13. The three-plate die casting mold as claimed in claim 10, wherein the first mold part is formed with a plurality of pins which project into respective feed channels when the three-plate die casting mold is closed and wherein the plurality of pins are each formed with an undercut contour which retains the sprue when the three-plate die casting mold is being opened.

14. The three-plate die casting mold as claimed in claim 13, wherein the plurality of pins are each in a form of an ejector for the sprue.

15. The three-plate die casting mold as claimed in claim 10, wherein the plurality of feed channels open perpendicularly into the die cavity.

16. A method for producing a metal die-cast part by the three-plate die casting mold as claimed in claim 10, comprising the steps of: providing the three-plate die casting mold;closing the three-plate die casting mold and performing a die casting operation to create the metal die-cast part, wherein a molten metal is pressed through the sprue system into the die cavity;opening the three-plate die casting mold after the molten metal has solidified, wherein the created metal die-cast part is separated from a sprue created in the sprue system in a defined way at predetermined breaking points generated by the taperings.

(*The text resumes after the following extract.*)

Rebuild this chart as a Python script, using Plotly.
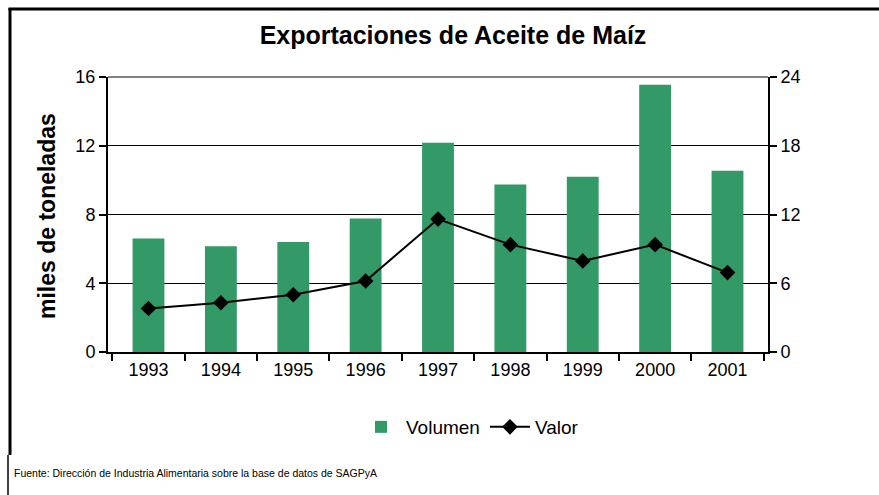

17. The method as claimed in claim 16, wherein during the opening, the three-plate die casting mold is opened first in a mold parting plane between the third mold part and the first mold part, wherein the created metal die-cast part has been separated from the sprue already at a start of the opening.

18. The method as claimed in claim 16, wherein the created metal die-cast part is a vehicle component.

19. The method as claimed in claim 18, wherein the vehicle component is a thin-walled light-metal bodywork component.